[The exercise] Begin at the top of the entries below and write out every line through the one containing "import matplotlib.pyplot as plt", excluding pictures.

[Supplied material]
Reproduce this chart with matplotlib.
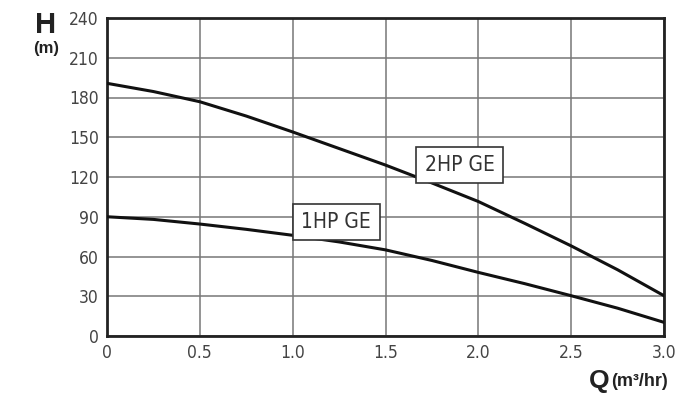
import matplotlib
matplotlib.use('Agg')
import matplotlib.pyplot as plt

# flow (m3/hr) and head (m)
q = [0.0, 0.25, 0.5, 0.75, 1.0, 1.25, 1.5, 1.75, 2.0, 2.25, 2.5, 2.75, 3.0]
h_2hp = [190.7, 184.5, 176.8, 166, 154, 141.5, 129, 115.5, 101.5, 85, 68, 50, 30.4]
h_1hp = [90, 88, 84.5, 80.5, 76, 71, 65, 57, 48, 39.5, 30.4, 21, 10.3]

x_ticks = [0, 0.5, 1.0, 1.5, 2.0, 2.5, 3.0]
x_labels = ['0', '0.5', '1.0', '1.5', '2.0', '2.5', '3.0']
y_ticks = [0, 30, 60, 90, 120, 150, 180, 210, 240]

plt.rcParams['font.family'] = ['DejaVu Sans']
plt.rcParams['font.stretch'] = 'condensed'

fig = plt.figure(figsize=(6.93, 3.95), dpi=100)
ax = fig.add_axes([107 / 693, 1 - 336 / 395, (664 - 107) / 693, (336 - 18) / 395])

ax.plot(q, h_2hp, color='#111111', lw=2.2, zorder=3)
ax.plot(q, h_1hp, color='#111111', lw=2.2, zorder=3)

ax.set_xlim(0, 3.0)
ax.set_ylim(0, 240)
ax.set_xticks(x_ticks)
ax.set_xticklabels(x_labels)
ax.set_yticks(y_ticks)
ax.grid(True, color='#777777', lw=1.1)
ax.tick_params(length=0, labelsize=12.5, colors='#444444', pad=6)
for s in ax.spines.values():
    s.set_linewidth(2)
    s.set_color('#222222')

box = dict(boxstyle='square,pad=0.4', fc='white', ec='#333333', lw=1.2)
ax.text(1.235, 86, '1HP GE', fontsize=15, ha='center', va='center', color='#333333', bbox=box, zorder=4)
ax.text(1.90, 129, '2HP GE', fontsize=15, ha='center', va='center', color='#333333', bbox=box, zorder=4)

bold = dict(fontweight='bold', color='#222222', family=['Liberation Sans', 'DejaVu Sans'])
fig.text(46 / 693, 1 - 25 / 395, 'H', fontsize=21, ha='center', va='center', **bold)
fig.text(46 / 693, 1 - 49 / 395, '(m)', fontsize=12, ha='center', va='center', **bold)
fig.text(610 / 693, 1 - 381 / 395, 'Q', fontsize=19, ha='right', va='center', **bold)
fig.text(611 / 693, 1 - 381 / 395, '(m³/hr)', fontsize=13, ha='left', va='center', **bold)

fig.savefig('out.png', dpi=100)
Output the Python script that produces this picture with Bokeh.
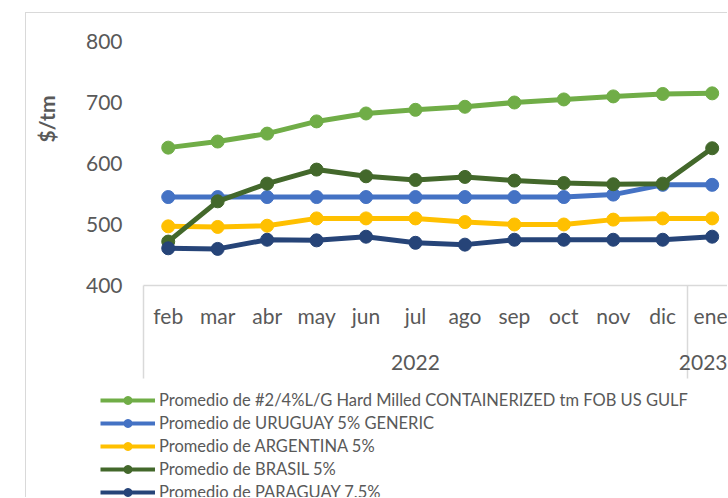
from bokeh.plotting import figure
from bokeh.models import (Range1d, FixedTicker, LinearAxis, Legend, LegendItem, Title)
from bokeh.embed import file_html
from bokeh.resources import INLINE

# ---------------- data ----------------
months = ["feb", "mar", "abr", "may", "jun", "jul", "ago", "sep", "oct", "nov", "dic", "ene"]
years = ["2022", "2022", "2022", "2022", "2022", "2022", "2022", "2022", "2022", "2022", "2022", "2023"]

us_gulf   = [626, 636, 649, 669, 682, 688, 693, 700, 705, 710, 714, 715]
uruguay   = [545, 545, 545, 545, 545, 545, 545, 545, 545, 549, 565, 565]
argentina = [497, 496, 498, 510, 510, 510, 504, 500, 500, 508, 510, 510]
brasil    = [472, 538, 567, 590, 579, 573, 578, 572, 568, 566, 567, 625]
paraguay  = [461, 460, 475, 474, 480, 470, 467, 475, 475, 475, 475, 480]

series_names = [
    "Promedio de #2/4%L/G Hard Milled CONTAINERIZED tm FOB US GULF",
    "Promedio de URUGUAY 5% GENERIC",
    "Promedio de ARGENTINA 5%",
    "Promedio de BRASIL 5%",
    "Promedio de PARAGUAY 7.5%",
]
series_values = [us_gulf, uruguay, argentina, brasil, paraguay]
series_colors = ["#70AD47", "#4472C4", "#FFC000", "#43682B", "#264478"]

y_ticks = [400, 500, 600, 700, 800]

FONT = "Lato"
GRAY = "#595959"
LIGHT = "#D9D9D9"

x = list(range(len(months)))

# ---------------- main chart ----------------
p = figure(width=702, height=373, output_backend="svg", toolbar_location=None,
           x_range=Range1d(-0.5, 11.33), y_range=Range1d(400, 800),
           min_border_left=117, min_border_right=0, min_border_top=28,
           min_border_bottom=101, x_axis_type=None)
p.styles = {"margin-left": "25px", "margin-top": "12px",
            "border-left": "1px solid #D9D9D9", "border-top": "1px solid #D9D9D9"}
p.outline_line_color = None
p.xgrid.visible = False
p.ygrid.visible = False
p.background_fill_color = "white"
p.border_fill_color = "white"

# y axis (a blank axis label only reserves room for the title outside it)
ya = p.yaxis[0]
ya.ticker = FixedTicker(ticks=y_ticks)
ya.axis_line_color = None
ya.major_tick_line_color = None
ya.minor_tick_line_color = None
ya.major_label_text_font = FONT
ya.major_label_text_font_size = "21px"
ya.major_label_text_color = GRAY
ya.major_label_standoff = 15
ya.axis_label = " "
ya.axis_label_text_font_size = "1px"
ya.axis_label_standoff = 15

# month axis (group separators drawn as long minor ticks)
group_edges = [i - 0.5 for i in range(len(years)) if i == 0 or years[i] != years[i - 1]]
month_axis = LinearAxis(
    ticker=FixedTicker(ticks=x, minor_ticks=group_edges),
    major_label_overrides={i: m for i, m in enumerate(months)},
    axis_line_color=LIGHT, axis_line_width=1.5,
    major_tick_line_color=None, major_tick_out=0, major_tick_in=0,
    minor_tick_line_color=LIGHT, minor_tick_line_width=1.5,
    minor_tick_out=93, minor_tick_in=0,
    major_label_text_font=FONT, major_label_text_font_size="21px",
    major_label_text_color=GRAY, major_label_standoff=-76,
)
p.add_layout(month_axis, "below")

# year axis
year_names = []
for yv in years:
    if yv not in year_names:
        year_names.append(yv)
year_centers = []
for yv in year_names:
    idx = [i for i, v in enumerate(years) if v == yv]
    year_centers.append(sum(idx) / len(idx))
year_axis = LinearAxis(
    ticker=FixedTicker(ticks=year_centers),
    major_label_overrides={c: n for c, n in zip(year_centers, year_names)},
    axis_line_color=None, major_tick_line_color=None, minor_tick_line_color=None,
    major_tick_out=0, major_tick_in=0,
    major_label_text_font=FONT, major_label_text_font_size="21px",
    major_label_text_color=GRAY, major_label_standoff=24,
)
p.add_layout(year_axis, "below")

# y axis title
p.add_layout(Title(text="$/tm", align="right", offset=54, text_font=FONT,
                   text_font_size="21px", text_font_style="bold",
                   text_color=GRAY, standoff=10), "left")

# ---------------- series ----------------
for vals, col in zip(series_values, series_colors):
    p.line(x, vals, line_color=col, line_width=5)
    p.scatter(x, vals, size=13, fill_color=col, line_color=col)

# ---------------- legend panel ----------------
lg = figure(width=702, height=112, output_backend="svg", toolbar_location=None,
            x_range=Range1d(0, 1), y_range=Range1d(0, 1),
            min_border_left=0, min_border_right=0, min_border_top=0,
            min_border_bottom=0, x_axis_type=None, y_axis_type=None)
lg.styles = {"margin-left": "25px", "border-left": "1px solid #D9D9D9"}
lg.outline_line_color = None
lg.xgrid.visible = False
lg.ygrid.visible = False

items = []
for name, vals, col in zip(series_names, series_values, series_colors):
    # proxies: same data, outside this panel's ranges, only their legend glyph shows
    lr = lg.line(x, vals, line_color=col, line_width=4)
    sr = lg.scatter(x, vals, size=10, fill_color=col, line_color=col)
    items.append(LegendItem(label=name, renderers=[lr, sr]))

legend = Legend(items=items, location=(74, -5), padding=0, margin=0,
                spacing=3, glyph_width=55, glyph_height=20, label_height=20,
                label_standoff=4, label_text_font=FONT, label_text_font_size="16.5px",
                label_text_color=GRAY, border_line_color=None,
                background_fill_alpha=0)
lg.add_layout(legend, "center")

open("out.html", "w").write(file_html([p, lg], INLINE))
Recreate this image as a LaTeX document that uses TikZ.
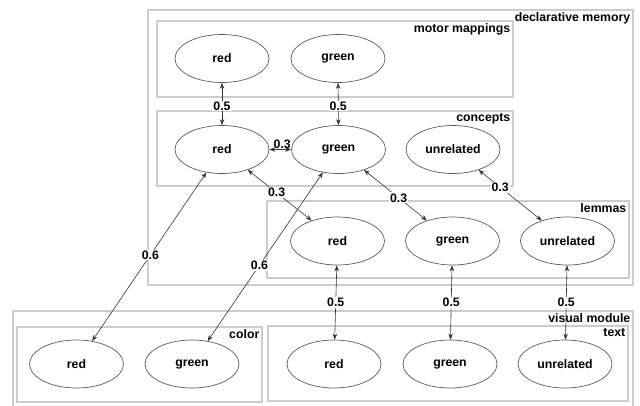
\documentclass[tikz,border=0pt]{standalone}
\usepackage{fontspec}
\setmainfont{Liberation Sans}
\usetikzlibrary{shapes.geometric,arrows.meta}

\begin{document}
\begin{tikzpicture}[x=1pt,y=-1pt]
	\tikzset{>={Stealth[length=6pt,width=4.5pt]}}
	\tikzset{chunk/.style={ellipse,draw=black!65,line width=0.7pt,minimum width=94pt,minimum height=48pt,inner sep=0pt,font=\fontsize{12.3}{14}\selectfont\bfseries}}
	\tikzset{module/.style={draw=black!20,line width=1.3pt}}
	\tikzset{modname/.style={anchor=north east,inner sep=2.5pt,font=\fontsize{12.3}{14}\selectfont\bfseries}}
	\tikzset{assoc/.style={<->,draw=black!80,line width=0.6pt}}
	\tikzset{weight/.style={fill=white,inner sep=1pt,font=\fontsize{12.3}{14}\selectfont\bfseries}}
	\useasboundingbox (0,0) rectangle (640,405);
	% modules and buffers
	\draw[module] (148,10) rectangle (633,285);
	\node[modname] (dm) at (633,10) {declarative memory};
	\draw[module] (157,21) rectangle (513,97);
	\node[modname] (mm) at (513,21) {motor mappings};
	\draw[module] (157,111) rectangle (513,186);
	\node[modname] (co) at (513,111) {concepts};
	\draw[module] (267,201) rectangle (629,278);
	\node[modname] (le) at (629,201) {lemmas};
	\draw[module] (13,311) rectangle (633,412);
	\node[modname] (vm) at (633,311) {visual module};
	\draw[module] (17,327) rectangle (262,402);
	\node[modname] (col) at (262,327) {color};
	\draw[module] (268,326) rectangle (628,401);
	\node[modname] (txt) at (628,326) {text};
	% chunks
	\node[chunk] (mm-red) at (222,58.5) {red};
	\node[chunk] (mm-green) at (338,58.5) {green};
	\node[chunk] (c-red) at (222,149.5) {red};
	\node[chunk] (c-green) at (338.5,149.5) {green};
	\node[chunk] (c-unrel) at (453,149.5) {unrelated};
	\node[chunk] (l-red) at (337.5,241) {red};
	\node[chunk] (l-green) at (452.5,241) {green};
	\node[chunk] (l-unrel) at (567.5,241) {unrelated};
	\node[chunk] (col-red) at (76.5,364) {red};
	\node[chunk] (col-green) at (192,364) {green};
	\node[chunk] (t-red) at (334,364) {red};
	\node[chunk] (t-green) at (450,364) {green};
	\node[chunk] (t-unrel) at (565,364) {unrelated};
	% associations
	\draw[assoc] (mm-red) -- node[weight,pos=0.55] {0.5} (c-red);
	\draw[assoc] (mm-green) -- node[weight,pos=0.55] {0.5} (c-green);
	\draw[assoc] (c-red) -- node[above,inner sep=1pt,font=\fontsize{12.3}{14}\selectfont\bfseries,xshift=2pt] {0.3} (c-green);
	\draw[assoc] (c-red) -- node[weight,pos=0.45] {0.3} (l-red);
	\draw[assoc] (c-green) -- node[weight,pos=0.55] {0.3} (l-green);
	\draw[assoc] (c-unrel) -- node[weight,pos=0.34] {0.3} (l-unrel);
	\draw[assoc] (c-red) -- node[weight,pos=0.49] {0.6} (col-red);
	\draw[assoc] (c-green) -- node[weight,pos=0.55] {0.6} (col-green);
	\draw[assoc] (l-red) -- node[weight,pos=0.5] {0.5} (t-red);
	\draw[assoc] (l-green) -- node[weight,pos=0.5] {0.5} (t-green);
	\draw[assoc] (l-unrel) -- node[weight,pos=0.5] {0.5} (t-unrel);
\end{tikzpicture}
\end{document}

[Answer to the problem]
Reproduce this chart with matplotlib.
import matplotlib
matplotlib.use('Agg')
import matplotlib.pyplot as plt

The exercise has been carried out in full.